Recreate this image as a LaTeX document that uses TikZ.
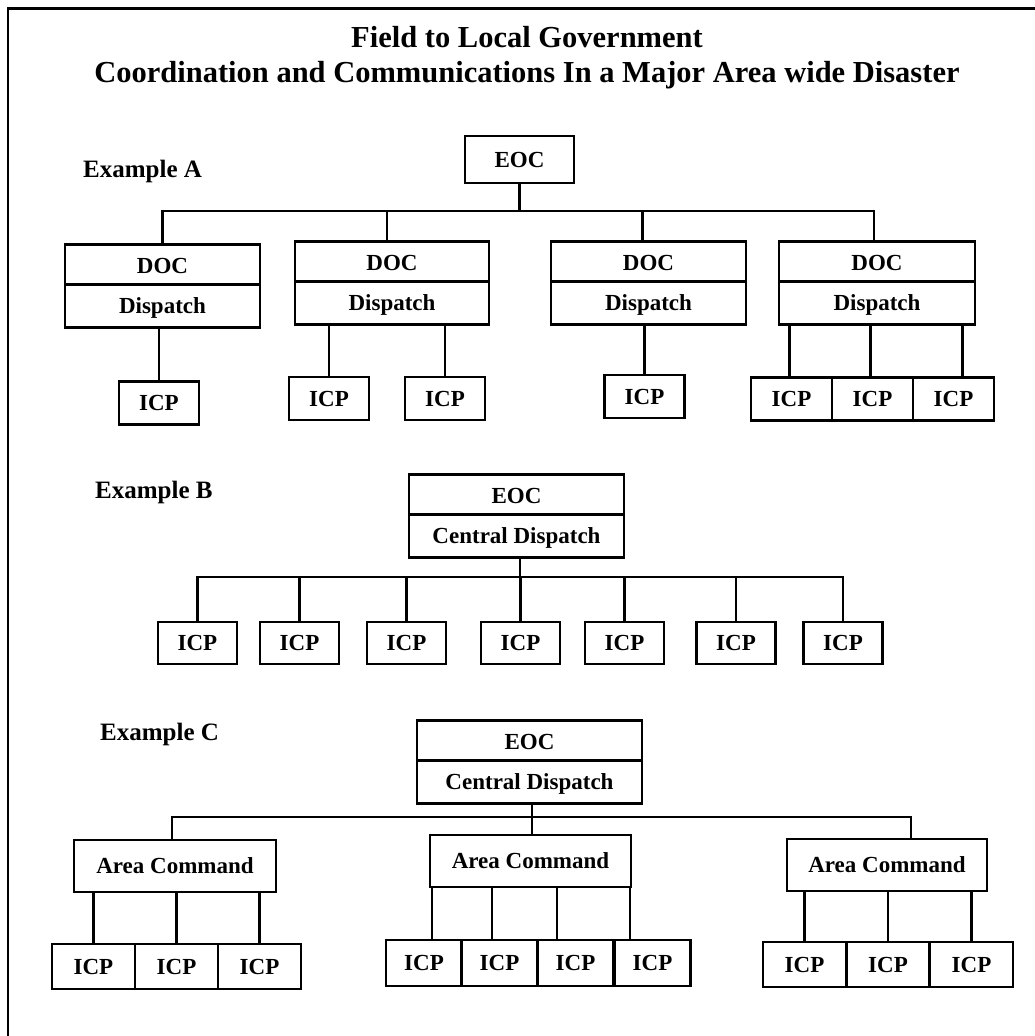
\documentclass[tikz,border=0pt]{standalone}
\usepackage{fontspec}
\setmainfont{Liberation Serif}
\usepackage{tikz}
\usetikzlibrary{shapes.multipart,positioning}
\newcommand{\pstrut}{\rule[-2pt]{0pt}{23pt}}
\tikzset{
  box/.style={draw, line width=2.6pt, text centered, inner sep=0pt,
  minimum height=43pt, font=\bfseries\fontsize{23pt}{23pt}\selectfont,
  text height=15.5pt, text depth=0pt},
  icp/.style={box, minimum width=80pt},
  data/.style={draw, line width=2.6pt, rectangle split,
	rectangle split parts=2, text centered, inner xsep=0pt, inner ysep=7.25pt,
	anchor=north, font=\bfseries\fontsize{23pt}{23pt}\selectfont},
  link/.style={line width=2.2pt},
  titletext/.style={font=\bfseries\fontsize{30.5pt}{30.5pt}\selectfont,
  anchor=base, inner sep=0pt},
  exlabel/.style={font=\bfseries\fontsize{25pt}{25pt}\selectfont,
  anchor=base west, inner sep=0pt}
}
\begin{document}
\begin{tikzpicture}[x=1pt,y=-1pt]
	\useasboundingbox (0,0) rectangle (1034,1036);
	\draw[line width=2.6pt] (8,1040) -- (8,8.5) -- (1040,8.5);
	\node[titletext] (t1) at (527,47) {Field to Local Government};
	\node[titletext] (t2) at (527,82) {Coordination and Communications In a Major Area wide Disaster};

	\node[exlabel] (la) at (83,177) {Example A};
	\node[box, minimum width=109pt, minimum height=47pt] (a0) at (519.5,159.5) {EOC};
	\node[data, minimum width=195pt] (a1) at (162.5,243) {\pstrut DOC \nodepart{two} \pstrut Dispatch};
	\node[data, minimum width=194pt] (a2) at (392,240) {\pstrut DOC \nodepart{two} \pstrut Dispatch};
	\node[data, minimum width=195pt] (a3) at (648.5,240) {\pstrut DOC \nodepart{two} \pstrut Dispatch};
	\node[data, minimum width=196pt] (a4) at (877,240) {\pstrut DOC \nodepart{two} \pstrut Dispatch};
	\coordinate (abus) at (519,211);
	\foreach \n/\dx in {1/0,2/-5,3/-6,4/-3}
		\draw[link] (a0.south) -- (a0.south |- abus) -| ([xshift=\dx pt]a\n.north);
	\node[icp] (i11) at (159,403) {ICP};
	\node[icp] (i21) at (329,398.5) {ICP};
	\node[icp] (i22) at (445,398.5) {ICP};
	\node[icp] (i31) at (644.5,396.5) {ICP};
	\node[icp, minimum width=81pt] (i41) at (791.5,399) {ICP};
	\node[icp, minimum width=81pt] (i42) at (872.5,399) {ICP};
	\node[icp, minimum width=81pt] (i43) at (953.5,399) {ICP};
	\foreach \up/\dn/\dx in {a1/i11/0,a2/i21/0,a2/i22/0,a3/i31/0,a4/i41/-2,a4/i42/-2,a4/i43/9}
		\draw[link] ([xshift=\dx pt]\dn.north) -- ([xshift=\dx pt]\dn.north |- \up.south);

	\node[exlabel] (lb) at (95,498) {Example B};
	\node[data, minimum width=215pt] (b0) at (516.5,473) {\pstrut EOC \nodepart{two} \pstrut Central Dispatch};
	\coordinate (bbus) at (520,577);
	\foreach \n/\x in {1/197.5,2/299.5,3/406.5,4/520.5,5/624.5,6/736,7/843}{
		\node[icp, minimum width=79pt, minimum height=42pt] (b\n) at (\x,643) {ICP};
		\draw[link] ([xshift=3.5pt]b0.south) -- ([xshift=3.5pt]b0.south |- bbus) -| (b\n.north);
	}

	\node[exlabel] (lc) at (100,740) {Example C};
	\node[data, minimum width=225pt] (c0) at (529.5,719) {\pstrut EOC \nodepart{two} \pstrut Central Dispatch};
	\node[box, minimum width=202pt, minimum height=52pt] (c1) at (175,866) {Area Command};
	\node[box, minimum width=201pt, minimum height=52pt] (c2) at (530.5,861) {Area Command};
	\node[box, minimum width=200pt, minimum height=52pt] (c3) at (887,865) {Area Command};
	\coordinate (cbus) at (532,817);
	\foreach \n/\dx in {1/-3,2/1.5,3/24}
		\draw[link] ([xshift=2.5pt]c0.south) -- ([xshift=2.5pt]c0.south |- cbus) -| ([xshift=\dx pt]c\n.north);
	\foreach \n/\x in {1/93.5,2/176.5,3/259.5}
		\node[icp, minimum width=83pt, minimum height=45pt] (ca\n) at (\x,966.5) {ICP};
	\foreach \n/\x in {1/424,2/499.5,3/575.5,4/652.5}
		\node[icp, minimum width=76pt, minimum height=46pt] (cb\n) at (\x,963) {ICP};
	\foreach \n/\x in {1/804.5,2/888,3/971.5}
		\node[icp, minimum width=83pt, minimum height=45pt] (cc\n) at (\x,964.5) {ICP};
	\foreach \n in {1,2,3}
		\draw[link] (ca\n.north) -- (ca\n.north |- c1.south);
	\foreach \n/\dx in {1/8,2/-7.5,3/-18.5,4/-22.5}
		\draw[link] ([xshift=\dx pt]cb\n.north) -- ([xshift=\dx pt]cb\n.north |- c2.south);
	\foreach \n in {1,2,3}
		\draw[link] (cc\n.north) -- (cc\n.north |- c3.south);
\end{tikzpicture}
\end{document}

+--

▶ [Description of the task] Restate the data word for word from its first line through the line with "(t2) at (527,82)", leaving out any picture along the way.

▶ [Output]
Recreate this image as a LaTeX document that uses TikZ.
\documentclass[tikz,border=0pt]{standalone}
\usepackage{fontspec}
\setmainfont{Liberation Serif}
\usepackage{tikz}
\usetikzlibrary{shapes.multipart,positioning}
\newcommand{\pstrut}{\rule[-2pt]{0pt}{23pt}}
\tikzset{
  box/.style={draw, line width=2.6pt, text centered, inner sep=0pt,
  minimum height=43pt, font=\bfseries\fontsize{23pt}{23pt}\selectfont,
  text height=15.5pt, text depth=0pt},
  icp/.style={box, minimum width=80pt},
  data/.style={draw, line width=2.6pt, rectangle split,
	rectangle split parts=2, text centered, inner xsep=0pt, inner ysep=7.25pt,
	anchor=north, font=\bfseries\fontsize{23pt}{23pt}\selectfont},
  link/.style={line width=2.2pt},
  titletext/.style={font=\bfseries\fontsize{30.5pt}{30.5pt}\selectfont,
  anchor=base, inner sep=0pt},
  exlabel/.style={font=\bfseries\fontsize{25pt}{25pt}\selectfont,
  anchor=base west, inner sep=0pt}
}
\begin{document}
\begin{tikzpicture}[x=1pt,y=-1pt]
	\useasboundingbox (0,0) rectangle (1034,1036);
	\draw[line width=2.6pt] (8,1040) -- (8,8.5) -- (1040,8.5);
	\node[titletext] (t1) at (527,47) {Field to Local Government};
	\node[titletext] (t2) at (527,82) {Coordination and Communications In a Major Area wide Disaster};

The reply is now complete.